FTSE 100 board directors now receive final salary pensions worth on average £2.8 million, according to research by Incomes Data Services (IDS).
The Executive Compensation Review found that, when converted into an annual pension, the £2.8 million pot could buy an employee a pension annuity worth more than £170,000 a year.
The research also found that around 46% of FTSE 100 directors are either still members of open defined benefit (DB) pension schemes or retain benefits under closed schemes.
For FTSE 100 directors who are members of defined contribution (DC) pension schemes, organisations contributed on average £159,762 a year, equivalent to 25% of their annual salary.
IDS also found that cash payments in lieu of pension contributions are increasingly common. The median value of cash-in-lieu payments to FTSE 100 chief executives is £160,810 a year. The figure for all FTSE-100 board directors is at £141,250 a year, equal to 25% of salary.
The current lifetime allowance for a personal pension is £1.8 million.

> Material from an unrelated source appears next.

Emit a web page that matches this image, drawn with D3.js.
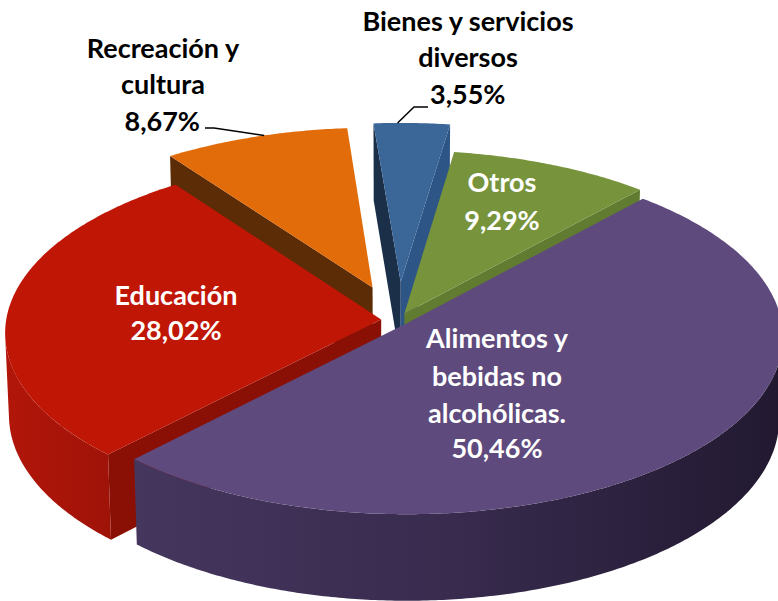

Steve Tatton, editor of IDS’s Executive Compensation Review, said: “Until recently, executive directors have been cushioned from the worst effects of the deteriorating pension provision faced by most employees.
“However, both the last and new governments promoted tax changes aimed at reducing the benefit from ‘top hat’ schemes.
“While pension provision for board directors has remained generous, much of the workforce over the last few years have been going through a process of having the value of the payments into their scheme reduced.
“To ensure that senior executive compensation remains competitive, remuneration committees have had to review their boardroom pay plans in light of changing circumstances. Hence, the new emphasis on cash payments.
“It will be interesting to see the long-term effect that this £1.8 million ceiling has on the value of future pension pots.”